Saanich staff are looking into ways that could bring illegal secondary suites into compliance to ease the housing crunch, with a report expected to come before council Aug. 13.
The number of legal suites (a few hundred) appear to be far below the potential suites (some 9,000), raising questions about why individuals are not taking steps to bring their secondary suites into compliance.
Saanich currently permits secondary suites in most but not all urban areas of the municipality, subject to a dozen conditions as described on Saanich’s website.
Further complicating matters is the urban containment boundary that Saanich established more than half a century ago. The boundary, based on sewer system capacity, is designed to protect agricultural lands and encourage density.
But the boundary that protects agricultural land has also put a crimp into development. Saanich has restricted residential properties outside the urban containment boundary from hooking up to the municipal sewer line. That policy might have run its course.
A lot has changed since the boundary was established in 1964, and having properties within close proximity to a major urban centre confined to a septic system hardly seems like a 21st century solution to the issue.

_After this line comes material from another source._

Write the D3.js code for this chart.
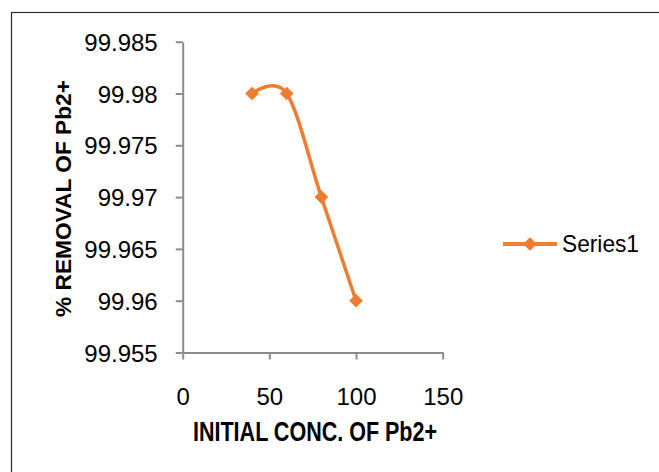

As Greater Victoria inches towards a wastewater treatment facility, we should be encouraging more properties to hook up to sewer. A policy that ties the preservation of agriculture to the lack of modern sanitary systems seems conspicuously out of date, not to mention carrying a potential for future environmental and health hazards.
Saanich needs to take a fresh look at the urban containment boundary, with an eye on sustainable development that will meet the challenges of today while preserving the rich tradition the community was founded upon.